If you can afford R+-R1,600 then get a Dvarw DL!

Reactions: Like 3 | Agree 1 | Winner 1


----------



## SmokeyJoe (9/10/18)

StompieZA said:


> Bought the Zeus Dual last week, Great RTA and Saturday i got the Revolver RTA single coil and the flavor is seriously good! Happy with both


Where did you get the single? Out of stock everywhere

Reactions: Like 2


----------



## haruspex (10/10/18)

SmokeyJoe said:


> Where did you get the single? Out of stock everywhere



https://vapeclub.co.za/collections/rebuild-able-atomisers/products/geekvape-zeus-rta

Reactions: Like 2


----------



## Darius1332 (10/10/18)

OBS engine 2 is amazing but has to be built dual coils and wicking is a little tricky. Coils are easier to insert than it looks.

Reactions: Like 2


----------



## Ash_ZA (10/10/18)

Darius1332 said:


> OBS engine 2 is amazing but has to be built dual coils and wicking is a little tricky. Coils are easier to insert than it looks.

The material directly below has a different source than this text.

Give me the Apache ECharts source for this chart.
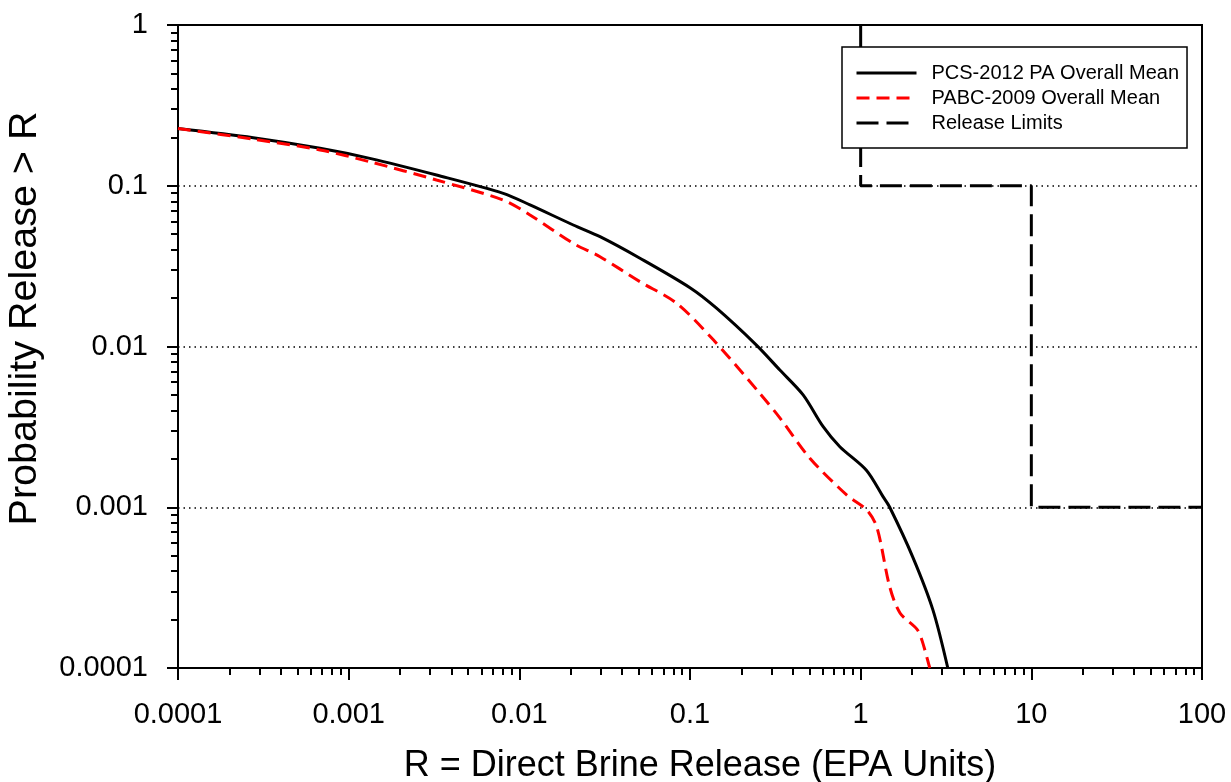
<!DOCTYPE html>
<html>
<head>
<meta charset="utf-8">
<script src="https://cdn.jsdelivr.net/npm/echarts@6/dist/echarts.min.js"></script>
<style>
 html, body { margin: 0; padding: 0; background: #fff; }
 #chart { width: 1231px; height: 782px; }
</style>
</head>
<body>
<div id="chart"></div>
<script>
// decade ticks and their labels
const xMajor = [0.0001, 0.001, 0.01, 0.1, 1, 10, 100]
const xLabels = ['0.0001', '0.001', '0.01', '0.1', '1', '10', '100']
const yMajor = [0.0001, 0.001, 0.01, 0.1, 1]
const yLabels = ['0.0001', '0.001', '0.01', '0.1', '1']

// PCS-2012 PA overall mean (R, P)
const pcs2012 = [
 [1e-4, 0.227], [2.76e-4, 0.199], [6.8e-4, 0.171], [1.33e-3, 0.148], [3.27e-3, 0.1166],
 [8.05e-3, 0.0897], [0.01155, 0.076], [0.0207, 0.057], [0.0297, 0.0482],
 [0.0509, 0.0354], [0.1, 0.0232], [0.143, 0.0173], [0.245, 0.0102], [0.336, 0.00714],
 [0.46, 0.0050], [0.603, 0.00317], [0.755, 0.00238], [1.08, 0.0017], [1.355, 0.00116],
 [1.48, 0.001], [2.02, 0.00049], [2.65, 0.00023], [3.24, 0.0001]
]

// PABC-2009 overall mean (R, P)
const pabc2009 = [
 [1e-4, 0.227], [2.76e-4, 0.195], [6.8e-4, 0.167], [1.33e-3, 0.141], [3.27e-3, 0.1086],
 [8.05e-3, 0.0815], [0.01155, 0.0658], [0.0207, 0.0438], [0.0297, 0.0362],
 [0.0509, 0.0253], [0.0834, 0.0186], [0.137, 0.011], [0.257, 0.0051], [0.336, 0.0036],
 [0.504, 0.00202], [0.83, 0.00119], [1.087, 0.00096], [1.245, 0.00075], [1.48, 0.00032],
 [1.70, 0.00022], [2.14, 0.000174], [2.29, 0.000148], [2.54, 0.0001]
]

// EPA release limits (step)
const releaseLimits = [[1, 1], [1, 0.1], [10, 0.1], [10, 0.001], [100, 0.001]]

const minorOf = (lo, hi) => {
 const out = []
 for (let d = lo; d < hi; d *= 10) {
  for (let k = 2; k <= 9; k++) out.push(+(d * k).toPrecision(3))
 }
 return out
}
const xMinor = minorOf(0.0001, 100)
const yMinor = minorOf(0.0001, 1)

const FONT = 'Liberation Sans, Arial, Helvetica, sans-serif'

const setOption = () => {
 return {
  backgroundColor: '#fff',
  animation: false,
  grid: {
   left: 178,
   right: 29,
   top: 25,
   bottom: 114,
   outerBoundsMode: 'none',
   show: true,
   borderColor: '#000',
   borderWidth: 2
  },
  legend: {
   data: ['PCS-2012 PA Overall Mean', 'PABC-2009 Overall Mean', 'Release Limits'],
   orient: 'vertical',
   left: 842,
   top: 47,
   itemWidth: 60,
   itemHeight: 20,
   itemGap: 5,
   padding: [16, 8, 15, 13],
   backgroundColor: '#fff',
   borderColor: '#000',
   borderWidth: 1.5,
   z: 10,
   itemStyle: { opacity: 0 },
   lineStyle: { width: 3 },
   textStyle: {
    fontFamily: FONT,
    fontSize: 20,
    color: '#000',
    padding: [0, 0, 0, 10]
   }
  },
  xAxis: [
   {
    type: 'log',
    logBase: 10,
    min: 0.0001,
    max: 100,
    position: 'bottom',
    name: 'R = Direct Brine Release (EPA Units)',
    nameLocation: 'middle',
    nameGap: 80,
    nameTextStyle: { fontFamily: FONT, fontSize: 36, color: '#000', padding: [0, 0, 0, 20] },
    axisLine: { lineStyle: { color: '#000', width: 2 } },
    axisTick: { customValues: xMajor, length: 12, lineStyle: { color: '#000', width: 2 } },
    axisLabel: {
     customValues: xMajor,
     margin: 32,
     fontFamily: FONT,
     fontSize: 29,
     color: '#000',
     formatter: (v) => xLabels[xMajor.findIndex(m => Math.abs(m - v) / m < 1e-6)] || ''
    },
    splitLine: { show: false }
   },
   {
    type: 'log',
    logBase: 10,
    min: 0.0001,
    max: 100,
    position: 'bottom',
    axisLine: { show: false },
    axisTick: { customValues: xMinor, length: 7, lineStyle: { color: '#000', width: 2 } },
    axisLabel: { show: false },
    splitLine: { show: false }
   }
  ],
  yAxis: [
   {
    type: 'log',
    logBase: 10,
    min: 0.0001,
    max: 1,
    position: 'left',
    name: 'Probability Release > R',
    nameLocation: 'middle',
    nameGap: 133,
    nameTextStyle: { fontFamily: FONT, fontSize: 39.5, color: '#000', padding: [0, 0, 0, 56] },
    axisLine: { lineStyle: { color: '#000', width: 2 } },
    axisTick: { customValues: yMajor, length: 11, lineStyle: { color: '#000', width: 2 } },
    axisLabel: {
     customValues: yMajor,
     margin: 30,
     fontFamily: FONT,
     fontSize: 29,
     color: '#000',
     formatter: (v) => yLabels[yMajor.findIndex(m => Math.abs(m - v) / m < 1e-6)] || ''
    },
    splitLine: { show: true, lineStyle: { color: '#000', width: 1.5, type: [1.5, 4] } }
   },
   {
    type: 'log',
    logBase: 10,
    min: 0.0001,
    max: 1,
    position: 'left',
    axisLine: { show: false },
    axisTick: { customValues: yMinor, length: 7, lineStyle: { color: '#000', width: 2 } },
    axisLabel: { show: false },
    splitLine: { show: false }
   }
  ],
  series: [
   {
    name: 'PCS-2012 PA Overall Mean',
    type: 'line',
    symbol: 'none',
    smooth: 0.3,
    z: 4,
    lineStyle: { color: '#000', width: 3 },
    itemStyle: { color: '#000' },
    data: pcs2012
   },
   {
    name: 'PABC-2009 Overall Mean',
    type: 'line',
    symbol: 'none',
    smooth: 0.3,
    z: 5,
    lineStyle: { color: '#ff0000', width: 3, type: [13, 7] },
    itemStyle: { color: '#ff0000' },
    data: pabc2009
   },
   {
    name: 'Release Limits',
    type: 'line',
    symbol: 'none',
    z: 3,
    lineStyle: { color: '#000', width: 3, type: [22, 8] },
    itemStyle: { color: '#000' },
    data: releaseLimits
   }
  ]
 }
}

const chartDom = document.getElementById('chart')
const myChart = echarts.init(chartDom)
myChart.setOption(setOption(), true)
</script>
</body>
</html>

Great thanks. Had a first go at it yesterday and was a bit difficult. Kept shorting or getting low ohms. Seems it’s one of those you just got to do a couple times till you get it right 


Sent from my iPhone using Tapatalk

Reactions: Like 2


----------



## StompieZA (10/10/18)

SmokeyJoe said:


> Where did you get the single? Out of stock everywhere



Did a trade with a forumite for an ammit 22mm and a Limitless RDA 24

Reactions: Like 2


----------



## Smittie (10/10/18)

The OBS Crius 2 single coil is also great on flavor! They are becoming a bit hard to find though...

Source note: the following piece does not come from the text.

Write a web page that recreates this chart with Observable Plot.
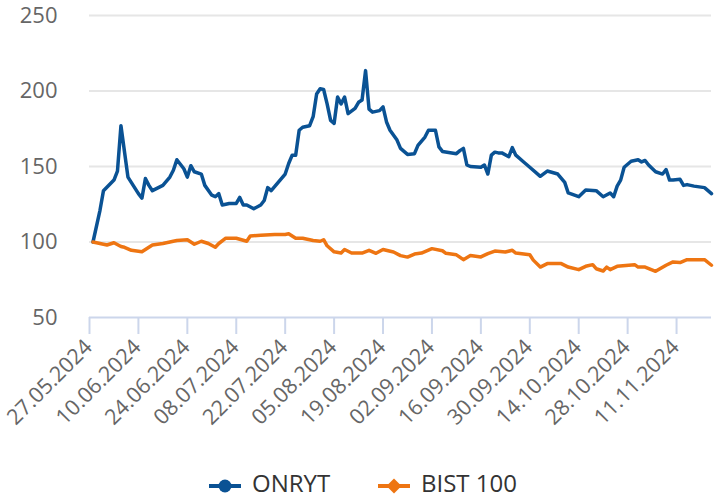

Reactions: Like 2 | Agree 2


----------



## Grand Guru (10/10/18)

SmokeyJoe said:


> Where did you get the single? Out of stock everywhere


Try VikingVape

Reactions: Like 1


----------



## Ged_Wolff (22/10/18)

Smittie said:


> The OBS Crius 2 single coil is also great on flavor! They are becoming a bit hard to find though...



Seconded!

Reactions: Like 2


----------